Gengming Liu, Jianyu Chen, Zhen Feng, Jessica Liu (Tencent Keen Security Lab): 941746

On the face of it, many of these issues are object lifetime management issues. References to a raw pointer get freed by a (compromised) renderer and were then attempted to be used in the browser. This categorization, however, is far too general and does not really help us with looking for vulnerabilities. So in the end, I decided to classify the issues into smaller and more focused categories. While this isn’t exactly root cause analysis, as my classifications aren’t really the cause of the issues, this approach helped me to understand the issues better and to find bugs.

Category 1: Non-trivial raw pointer field management

This is a very broad category. On its own it really isn't a bug, let alone a vulnerability. However, due to the often complex situations that can arise in use-after-free scenarios, I don't have any satisfactory way to further characterize these types of vulnerabilities, so this category ended up being my kitchen sink for raw pointer field issues.

To clarify what I mean when I say non-trivial vs trivial raw pointer field management, here are some examples of what I consider to be trivial, or straightforward, raw pointer field management scenarios:

  1. Raw pointer points to owner:

This is very common. Often raw pointer fields are in fact pointing to the owner of the object, in which case it is very unlikely to encounter object lifetime issues, for example:

class A {
  ...
  A() {
    b_ = std::make_unique<B>(this);
  }
  std::unique_ptr<B> b_;
}

class B {
  ...
  B(A* a) {
    a_ = a;
  }

  A* a_;
}

If all instances of B are constructed in the constructor of A, then a_ will most likely point to the owner of the object unless it gets reassigned, which is very rare.
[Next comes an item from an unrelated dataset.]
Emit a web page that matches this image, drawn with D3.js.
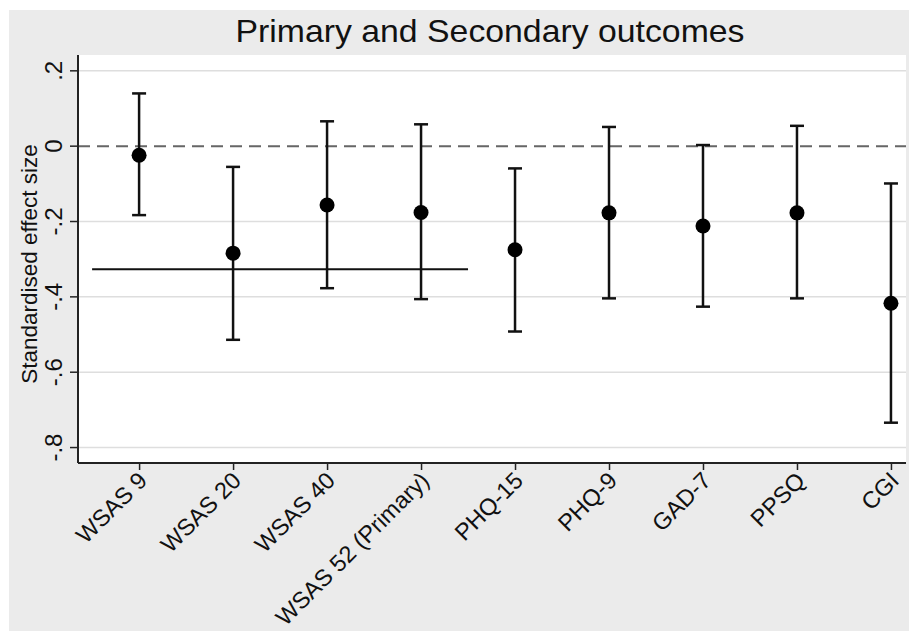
<!DOCTYPE html>
<html>
<head>
<meta charset="utf-8">
<script src="https://cdn.jsdelivr.net/npm/d3@7"></script>
<style>
  body { margin: 0; background: #fff; }
  text { font-family: "Liberation Sans", Arial, sans-serif; fill: #111; }
</style>
</head>
<body>
<div id="chart"></div>
<script>
// outcomes and effect sizes with 95% CI
const outcomes = ['WSAS 9', 'WSAS 20', 'WSAS 40', 'WSAS 52 (Primary)', 'PHQ-15', 'PHQ-9', 'GAD-7', 'PPSQ', 'CGI'];
const effect = [-0.024, -0.284, -0.156, -0.176, -0.275, -0.177, -0.212, -0.177, -0.417];
const lower = [-0.183, -0.514, -0.377, -0.406, -0.492, -0.404, -0.426, -0.404, -0.734];
const upper = [0.140, -0.055, 0.066, 0.058, -0.059, 0.051, 0.003, 0.054, -0.099];
const yTicks = [0.2, 0, -0.2, -0.4, -0.6, -0.8];
const yTickLabels = ['.2', '0', '-.2', '-.4', '-.6', '-.8'];
// solid reference line across the WSAS outcomes
const refLine = { from: 0.5, to: 4.5, value: -0.327 };

const svgWidth = 909;
const svgHeight = 631;
const plot = { left: 78, right: 906, top: 55, bottom: 463 };

const svg = d3.select('#chart').append('svg')
  .attr('width', svgWidth)
  .attr('height', svgHeight);

svg.append('rect')
  .attr('x', 9).attr('y', 10)
  .attr('width', svgWidth - 9).attr('height', svgHeight - 10)
  .attr('fill', '#ebebeb');

svg.append('rect')
  .attr('x', plot.left).attr('y', plot.top)
  .attr('width', plot.right - plot.left).attr('height', plot.bottom - plot.top)
  .attr('fill', '#fff');

const x = d3.scaleLinear().domain([0.35, 9.16]).range([plot.left, plot.right]);
const y = d3.scaleLinear().domain([-0.841, 0.242]).range([plot.bottom, plot.top]);

// gridlines
svg.append('g').selectAll('line')
  .data(yTicks.filter(d => d !== 0))
  .enter().append('line')
  .attr('x1', plot.left).attr('x2', plot.right)
  .attr('y1', d => y(d)).attr('y2', d => y(d))
  .attr('stroke', '#dedede')
  .attr('stroke-width', 1.5);

// zero line
svg.append('line')
  .attr('x1', plot.left).attr('x2', plot.right)
  .attr('y1', y(0)).attr('y2', y(0))
  .attr('stroke', '#666')
  .attr('stroke-width', 2)
  .attr('stroke-dasharray', '12,7');

// y axis
const leftAxis = d3.axisLeft(y)
  .tickValues(yTicks)
  .tickSize(8)
  .tickFormat((d, i) => yTickLabels[i]);

const yAxis = svg.append('g')
  .attr('transform', `translate(${plot.left},0)`)
  .call(leftAxis);
yAxis.select('.domain').remove();
yAxis.selectAll('.tick').attr('transform', null);
yAxis.selectAll('.tick line')
  .attr('y1', d => y(d)).attr('y2', d => y(d))
  .attr('stroke', '#222').attr('stroke-width', 1.5);
yAxis.selectAll('text')
  .attr('font-size', '24px')
  .attr('text-anchor', 'middle')
  .attr('x', null).attr('dy', null).attr('y', 0)
  .attr('transform', d => `translate(-16, ${y(d)}) rotate(-90)`);

// x axis
const bottomAxis = d3.axisBottom(x)
  .tickValues(d3.range(1, outcomes.length + 1))
  .tickSize(7)
  .tickFormat(d => outcomes[d - 1]);

const xAxis = svg.append('g')
  .attr('transform', `translate(0,${plot.bottom})`)
  .call(bottomAxis);
xAxis.select('.domain').remove();
xAxis.selectAll('line').attr('stroke', '#222').attr('stroke-width', 1.5);
xAxis.selectAll('text')
  .attr('font-size', '23.5px')
  .attr('text-anchor', 'end')
  .attr('y', 0).attr('dy', null)
  .attr('transform', 'translate(9, 19) rotate(-45)');

// axis lines
svg.append('line')
  .attr('x1', plot.left).attr('x2', plot.left)
  .attr('y1', plot.top).attr('y2', plot.bottom)
  .attr('stroke', '#222').attr('stroke-width', 2);
svg.append('line')
  .attr('x1', plot.left).attr('x2', plot.right)
  .attr('y1', plot.bottom).attr('y2', plot.bottom)
  .attr('stroke', '#222').attr('stroke-width', 2);

// reference line
svg.append('line')
  .attr('x1', x(refLine.from)).attr('x2', x(refLine.to))
  .attr('y1', y(refLine.value)).attr('y2', y(refLine.value))
  .attr('stroke', '#111').attr('stroke-width', 2);

// error bars
const bars = svg.append('g').selectAll('g')
  .data(outcomes)
  .enter().append('g');

bars.append('line')
  .attr('x1', (d, i) => x(i + 1)).attr('x2', (d, i) => x(i + 1))
  .attr('y1', (d, i) => y(upper[i])).attr('y2', (d, i) => y(lower[i]))
  .attr('stroke', '#111').attr('stroke-width', 2.5);

bars.append('line')
  .attr('x1', (d, i) => x(i + 1) - 7).attr('x2', (d, i) => x(i + 1) + 7)
  .attr('y1', (d, i) => y(upper[i])).attr('y2', (d, i) => y(upper[i]))
  .attr('stroke', '#111').attr('stroke-width', 2.5);

bars.append('line')
  .attr('x1', (d, i) => x(i + 1) - 7).attr('x2', (d, i) => x(i + 1) + 7)
  .attr('y1', (d, i) => y(lower[i])).attr('y2', (d, i) => y(lower[i]))
  .attr('stroke', '#111').attr('stroke-width', 2.5);

bars.append('circle')
  .attr('cx', (d, i) => x(i + 1))
  .attr('cy', (d, i) => y(effect[i]))
  .attr('r', 7.5)
  .attr('fill', '#000');

// titles
svg.append('text')
  .attr('x', 490).attr('y', 42)
  .attr('text-anchor', 'middle')
  .attr('font-size', '32px')
  .attr('textLength', 509)
  .attr('lengthAdjust', 'spacingAndGlyphs')
  .text('Primary and Secondary outcomes');

svg.append('text')
  .attr('transform', `translate(37, ${(plot.top + plot.bottom) / 2 + 5}) rotate(-90)`)
  .attr('text-anchor', 'middle')
  .attr('font-size', '22.5px')
  .text('Standardised effect size');
</script>
</body>
</html>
  1. Destructor of raw pointer class removes its reference.

This is also very common. Normally the class that holds a raw pointer may "observe" the lifetime of the pointed-to object and when it gets deleted, the raw pointer also gets removed. For example:

class A extends BObserver {
  ...
  A(B* b) {
    b_ = b;
    b_->AddObserver(this);
  }

  ~A() {
    if (b_) {
      b_->RemoveObserver(this);
    }
  }

  void OnBDestroyed(B* b) {
    if (b == b_) {
      b_ = nullptr;
    }
  }
  B* b_
}

class B {
  ...
  ~B() {
    for (BObserver* observer : observers_) {
      observer->OnBDestroyed(this);
    }
  }
}

One example of this kind of protection method is the FrameServiceBase, which has a raw pointer to RenderFrameHost but observes its lifetime to prevent use-after-free.

Raw pointer fields that are not trivially protected are often managed by more complicated logic but are mostly ok. Every now and again, however, there may be flaws in the clean up logic which can lead to vulnerabilities.

For example, P0_1735. In this case, the class PaymentSheetViewController contains two raw pointer fields, spec_ and state_. In this case, spec_ and state_ are owned by the PaymentRequest object that cannot be deleted without deleting the PaymentSheetViewController. This, however, does not guarantee that the fields spec and state in PaymentRequest cannot be reset. In fact, these fields can be reset in the PaymentRequest::Init method which can be called directly from the mojo interface. Thus a compromised renderer can easily release the backing objects of spec_ and state_, causing use-after-free.

Other known issues in this category include: P0_1754 (also involved integer overflow), P0_1767 (also involved integer overflow), P0_1803, 941746, 956597 and I've discovered 997190, 995964 and 1004730 which are also this type of issue.

Category 2: Callback storing raw pointer

Callbacks are used extensively in IPC related code. A callback in Chrome is usually created by the base::BindOnce or base::BindRepeating functions. When callbacks are created, arguments can be bound to the callback. Different types of bindings specify how the bind states are managed. The more dangerous one is the base::Unretained binding:

base::Bind(&MyClass::Foo, base::Unretained(ptr));

This indicates that the callback does not own ptr and that it is the caller's responsibility to ensure that ptr is alive when the callback is executed. While dangerous, this is a somewhat well known issue and developers are usually aware of the consequences. Many uses of Unretained have comments that justify its use. Examples of this issue are P0_1743 and P0_1755 and my finding 998548 is in this category as well.

Category 3: RenderFrameHost lifetime issues

RenderFrameHost is the representation of a frame in the browser process. It is a long living object that out-lives many IPC services. However, in some cases, services or methods that bind a service can outlive the RenderFrameHost. For example, in P0_1730, a callback, created with BindRepeating, is posted to the IO thread with an unretained raw pointer of a RenderFrameHost. As RenderFrameHost is created and destroyed in the UI thread, this leads to a race condition where the RenderFrameHost is destroyed in the UI thread, while the callback is still accessing it in the IO thread after its destruction. Another example, where a service that outlives RenderFrameHost retains a raw pointer to it, is 977462. I've not discovered any vulnerabilities in this category.

Conclusions

In this post I've reviewed several Chromium IPC vulnerabilities that were reported in the first half of 2019. The Chromium specific QL libraries and queries used in this research are published here. Hopefully this will help you in your own bug hunting efforts as well!